Exercise details
Look through the data below. Pick out the lines holding the string "matplotlib".
— START OF Records to use —
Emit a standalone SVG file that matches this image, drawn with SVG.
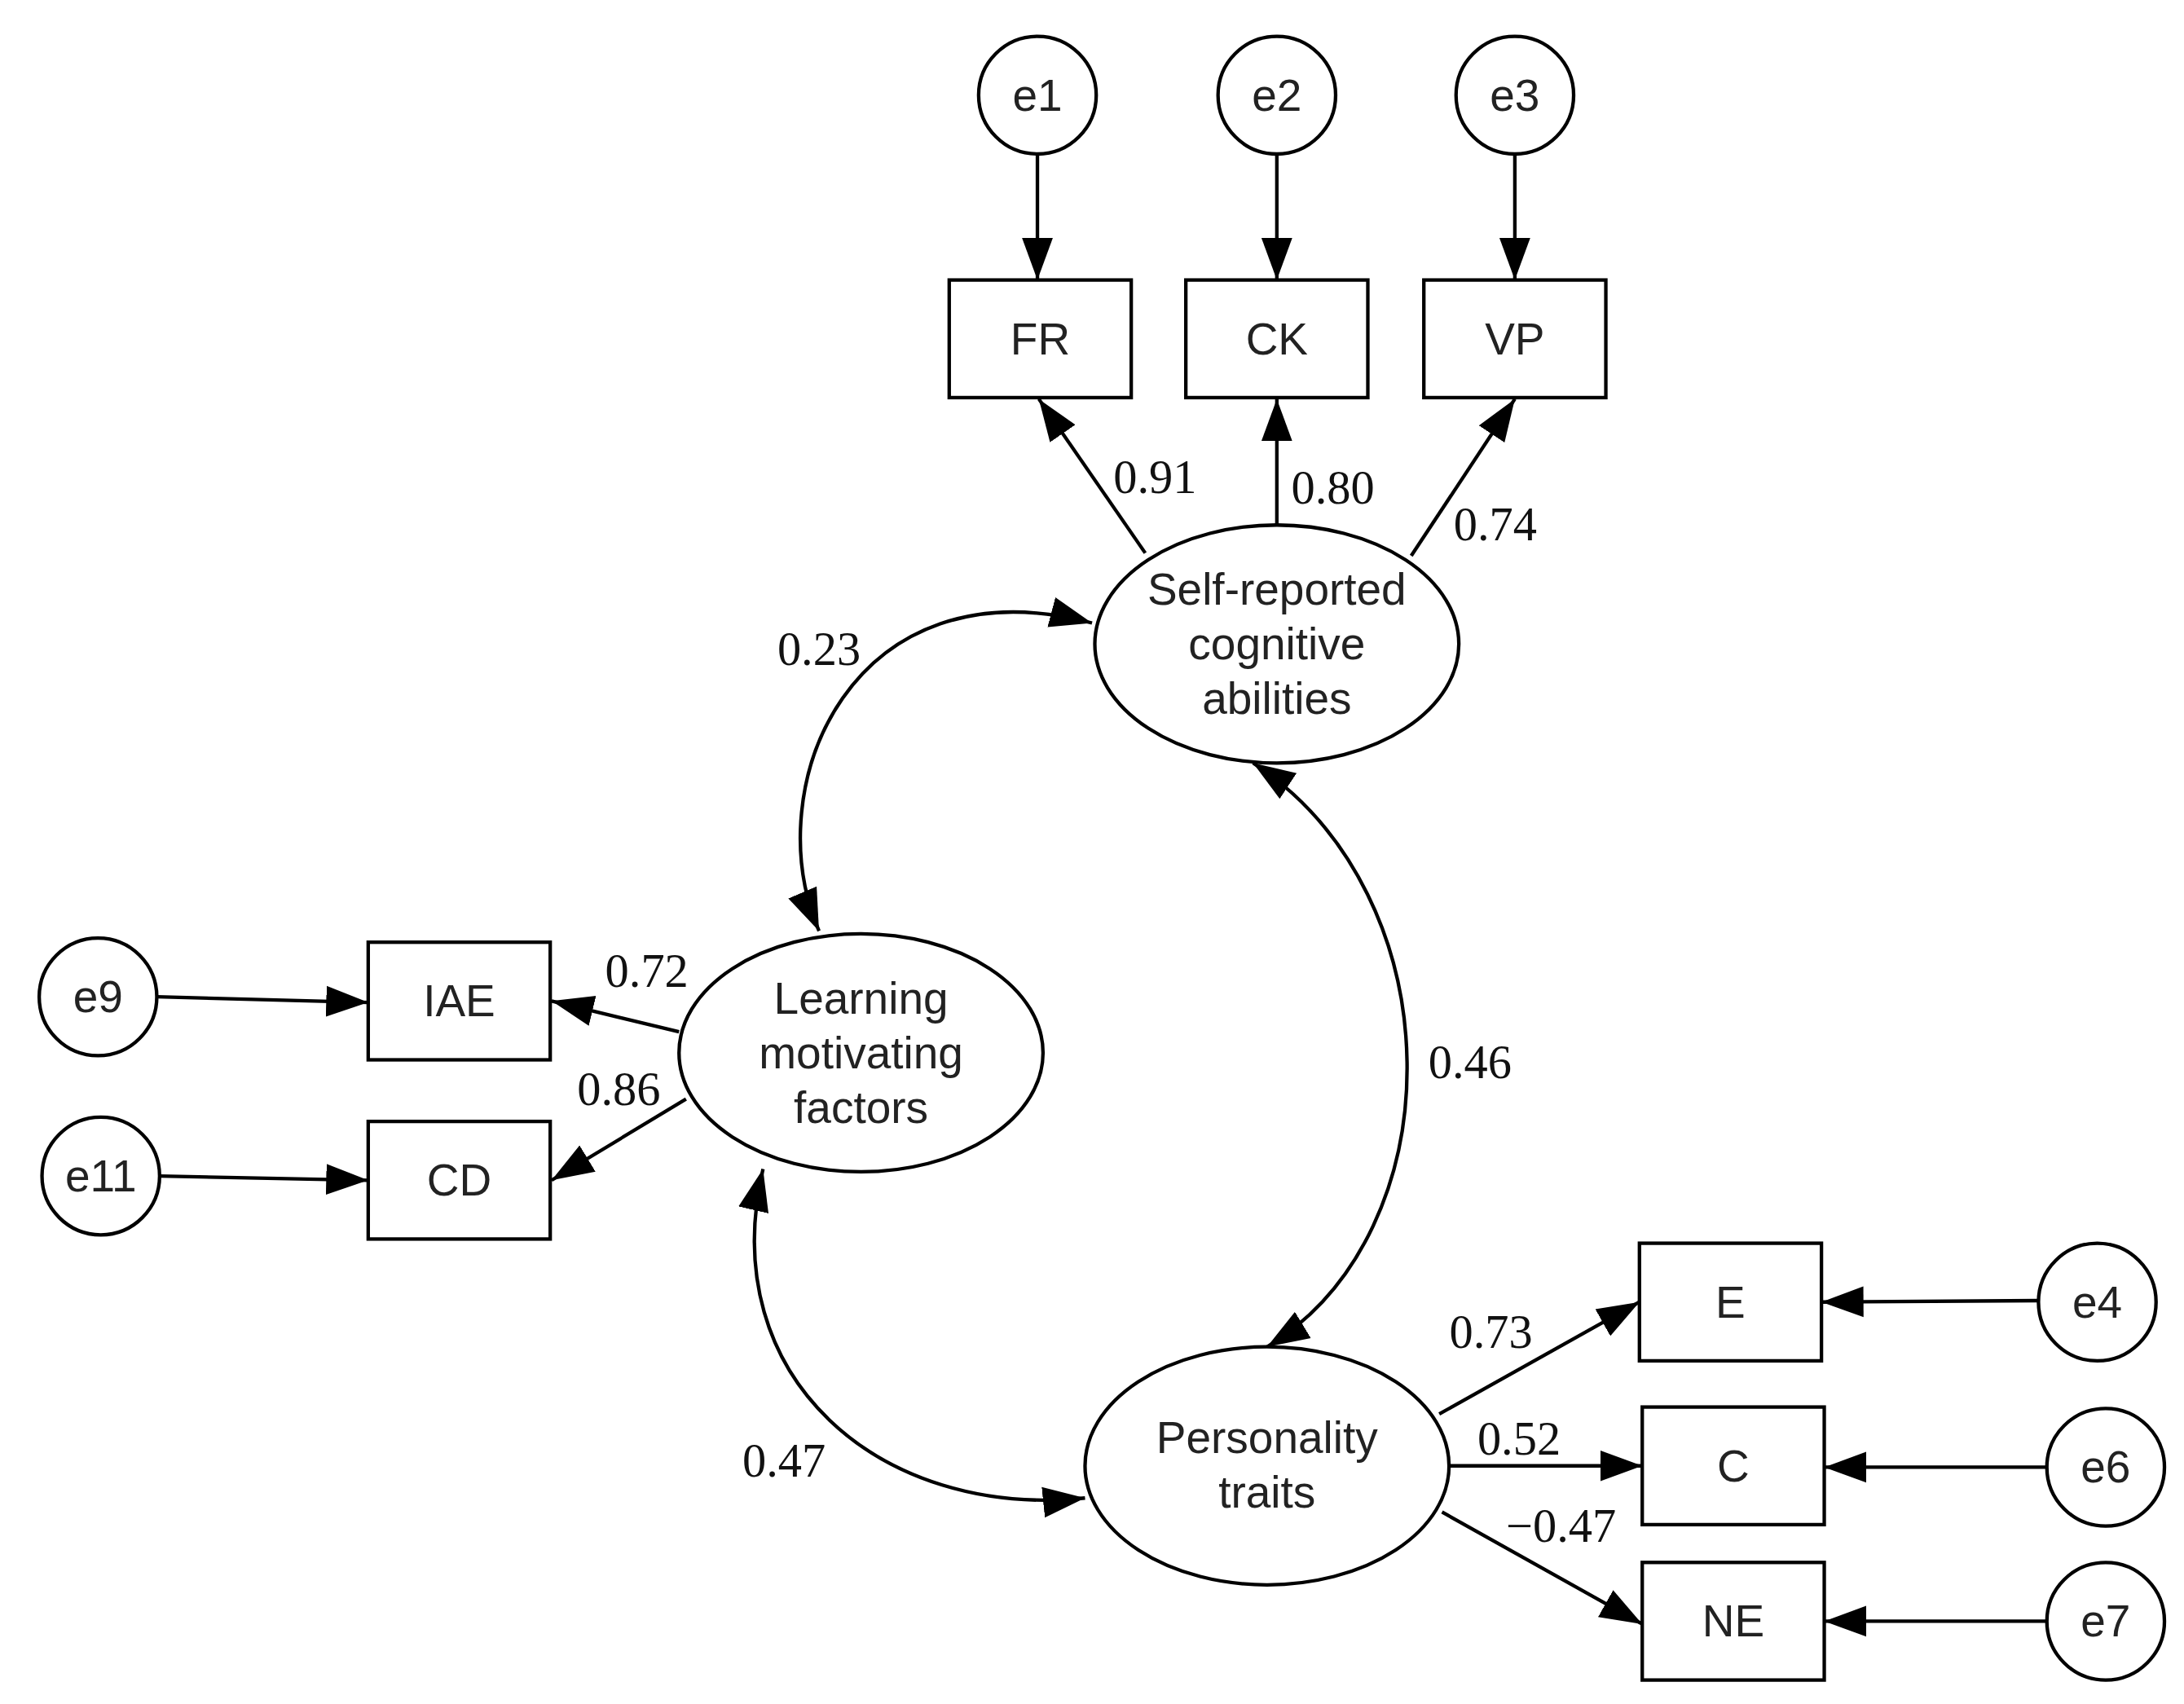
— END OF Records to use —
— START OF Records to use —
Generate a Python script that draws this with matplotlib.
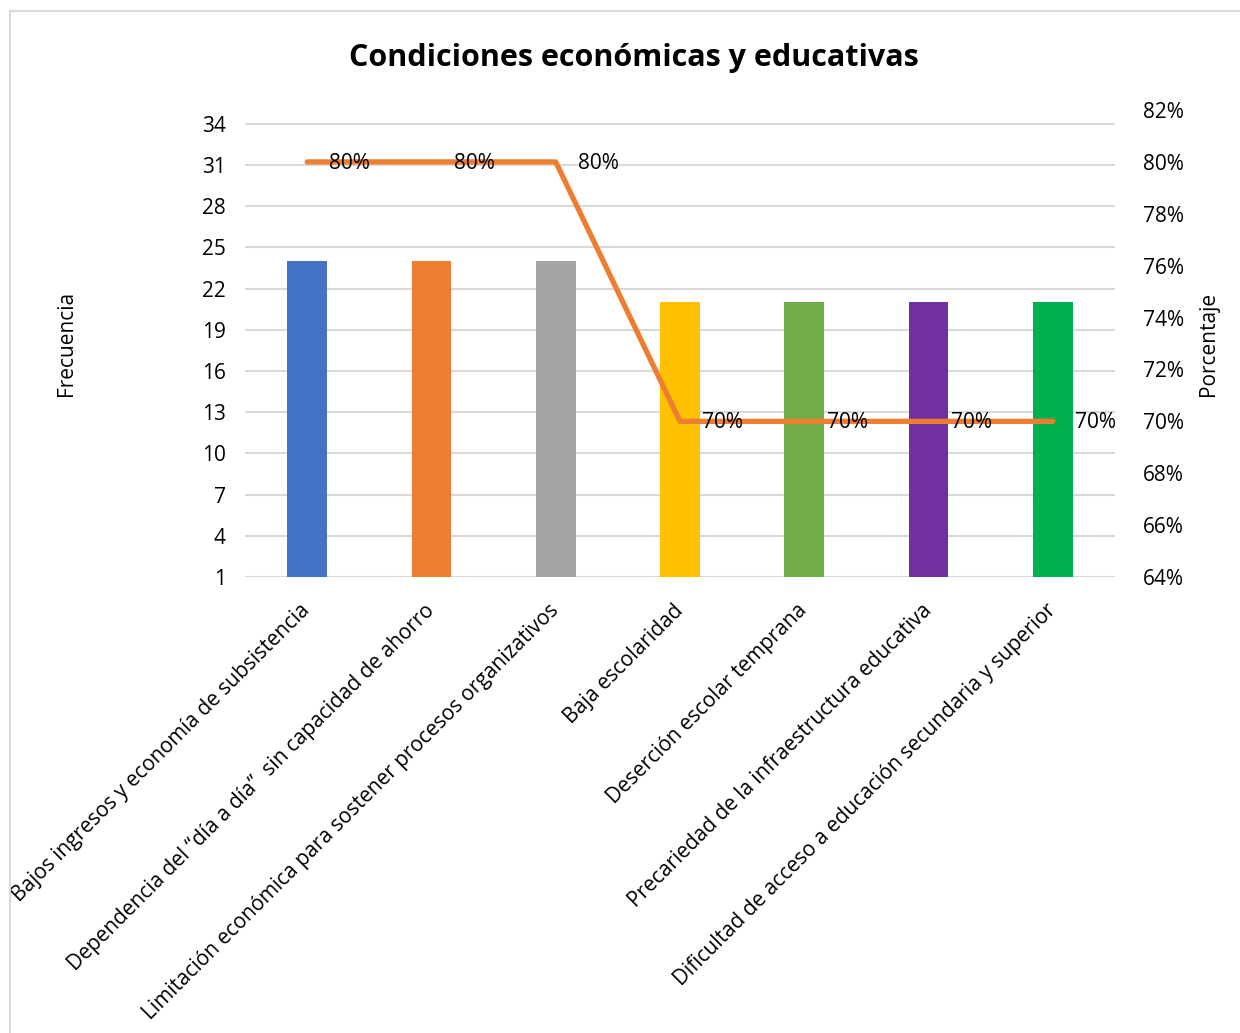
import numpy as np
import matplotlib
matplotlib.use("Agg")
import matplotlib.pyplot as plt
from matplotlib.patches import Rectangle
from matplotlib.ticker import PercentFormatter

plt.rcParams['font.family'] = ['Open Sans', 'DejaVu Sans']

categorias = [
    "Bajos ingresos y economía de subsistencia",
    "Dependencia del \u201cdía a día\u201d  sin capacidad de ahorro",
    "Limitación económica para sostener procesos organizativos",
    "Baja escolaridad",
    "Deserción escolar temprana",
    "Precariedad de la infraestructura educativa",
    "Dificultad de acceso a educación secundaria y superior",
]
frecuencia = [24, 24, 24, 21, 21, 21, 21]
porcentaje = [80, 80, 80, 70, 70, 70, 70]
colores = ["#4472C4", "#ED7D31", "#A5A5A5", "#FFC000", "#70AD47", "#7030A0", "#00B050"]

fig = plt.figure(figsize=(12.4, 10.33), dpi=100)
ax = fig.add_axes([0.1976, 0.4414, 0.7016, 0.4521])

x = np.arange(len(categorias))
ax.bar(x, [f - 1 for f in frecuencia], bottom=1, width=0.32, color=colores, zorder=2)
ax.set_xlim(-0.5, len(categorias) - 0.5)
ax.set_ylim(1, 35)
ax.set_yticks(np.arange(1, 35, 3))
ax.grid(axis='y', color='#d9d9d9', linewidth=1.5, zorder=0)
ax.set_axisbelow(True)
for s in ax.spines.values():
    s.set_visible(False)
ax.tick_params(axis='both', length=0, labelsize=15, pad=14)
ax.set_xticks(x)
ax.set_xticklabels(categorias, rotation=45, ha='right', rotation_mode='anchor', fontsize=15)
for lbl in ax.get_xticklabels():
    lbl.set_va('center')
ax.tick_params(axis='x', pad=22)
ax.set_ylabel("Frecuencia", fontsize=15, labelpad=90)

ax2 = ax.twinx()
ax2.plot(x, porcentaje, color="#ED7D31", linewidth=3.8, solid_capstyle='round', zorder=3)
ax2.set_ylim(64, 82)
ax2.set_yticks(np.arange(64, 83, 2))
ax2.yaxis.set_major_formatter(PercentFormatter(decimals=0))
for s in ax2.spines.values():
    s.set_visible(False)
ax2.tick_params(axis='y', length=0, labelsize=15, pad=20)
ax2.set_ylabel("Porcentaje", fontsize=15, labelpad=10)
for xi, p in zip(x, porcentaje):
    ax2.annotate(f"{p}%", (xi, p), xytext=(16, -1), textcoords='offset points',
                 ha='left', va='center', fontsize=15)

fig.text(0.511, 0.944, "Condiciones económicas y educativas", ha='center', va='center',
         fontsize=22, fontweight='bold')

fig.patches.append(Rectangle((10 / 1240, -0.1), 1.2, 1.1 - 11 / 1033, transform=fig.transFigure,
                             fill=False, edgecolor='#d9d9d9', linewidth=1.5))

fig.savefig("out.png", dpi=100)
— END OF Records to use —
Task result
Generate a Python script that draws this with matplotlib.
import matplotlib
matplotlib.use("Agg")
import matplotlib.pyplot as plt
from matplotlib.patches import Rectangle
from matplotlib.ticker import PercentFormatter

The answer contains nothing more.